A business owner in Victoria reviewing financial statements for valuation purposes

Understanding Business Valuation in Victoria: Key Methods and Insights

Business valuation in Victoria is a critical process for owners, investors, and advisors looking to determine the true market value of a business. Whether you’re buying, selling, restructuring, or planning for succession, a professional valuation provides clear financial insight and strategic direction.

An accurate business valuation allows stakeholders to make informed decisions, meet tax and legal obligations, and support long-term business planning.

 

What Is Business Valuation?

Business valuation is the formal process of determining a business’s economic value, based on its assets, earnings, liabilities, market conditions, and future potential.

In Victoria, businesses of all sizes—ranging from sole traders to large corporations—require valuations for a range of purposes:

  • Business sales and acquisitions
  • Capital raising and investment analysis
  • Taxation and financial reporting
  • Partnership splits or shareholder exits
  • Litigation and family law proceedings
  • Succession and estate planning

 

Common Methods of Business Valuation

Valuers use a range of methodologies depending on the size, structure, and purpose of the valuation.

Income-Based Approaches

These methods focus on the business’s ability to generate future income.

  • Discounted Cash Flow (DCF): Projects future cash flows and discounts them to present value, based on the risk associated with the business
  • Capitalisation of Earnings: Applies a capitalisation rate to the business’s ongoing earnings, ideal for stable, mature businesses

Market-Based Approaches

This method compares the business to similar businesses sold recently in the same industry or region.

Comparable Transaction Method

Uses sale prices of similar businesses to determine a likely market value.

Asset-Based Approaches

Best for asset-heavy businesses or when the company is being liquidated.

Net Asset Value (NAV)

Calculates total assets minus total liabilities. Often used for companies with tangible assets like manufacturing firms.

 

Key Drivers of Business Value in Victoria

Several factors influence a business’s value beyond its financial statements.

  • Profitability and revenue consistency
  • Customer base and market position
  • Brand strength and goodwill
  • Employee retention and leadership stability
  • Industry growth and local market trends
  • Licences, contracts, and intellectual property
  • Regulatory risks and compliance status

In Victoria, geographic location, access to talent, and infrastructure also play a role, especially for service-based businesses.

 

When to Get a Business Valuation

Business valuations are not just for sale events. They provide a snapshot of value for planning, growth, and protection.

Selling a Business

A valuation helps set a realistic asking price and supports negotiations with buyers.

Mergers and Acquisitions

Used to assess the fair value of the entity being acquired or merged.

Tax and Compliance

The ATO may require a business valuation for capital gains tax (CGT) or transfer pricing purposes.

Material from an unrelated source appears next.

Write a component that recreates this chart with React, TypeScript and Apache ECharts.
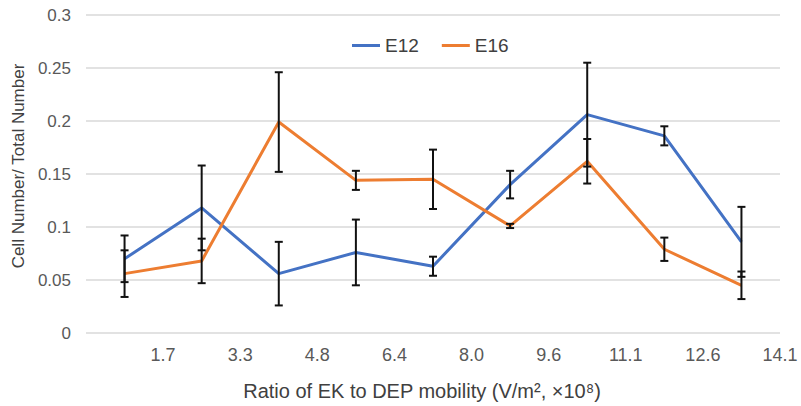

Succession and Estate Planning

Essential for transitioning ownership, either within a family or to external stakeholders.

Legal Disputes and Family Law

Courts often request independent valuations for divorce settlements, shareholder disputes, or insolvency matters.

 

Choosing a Business Valuer in Victoria

In Australia, business valuations should be performed by qualified professionals such as:

  • Certified Practising Valuers (CPVs)
  • Chartered Accountants with valuation experience
  • Members of the Australian Property Institute (API)
  • Australian Business Valuation professionals accredited by CPA Australia or CA ANZ

Choose a valuer with:

  • Relevant experience in your industry
  • Familiarity with Victoria’s economic and regulatory environment
  • A track record of delivering clear, legally defensible valuation reports

 

How Much Does a Business Valuation Cost in Victoria?

Valuation fees vary based on business size, complexity, and the purpose of the report.

Type of Business Estimated Valuation Cost
Small business (turnover under $500k) $2,000 – $5,000
Medium business (turnover $500k–$5M) $5,000 – $15,000
Large business or complex structures $15,000+

Special valuations for litigation, tax disputes, or restructuring may cost more due to the depth of analysis required.

 

Conclusion

Business valuation in Victoria is more than just a number—it’s a strategic tool for navigating change, attracting investors, and planning your next steps. By understanding the value of your business, you can approach negotiations, succession, or market changes with confidence and clarity.

Whether you’re preparing to sell, planning for the future, or meeting a compliance requirement, working with an experienced valuer ensures you receive a thorough and accurate valuation tailored to your goals.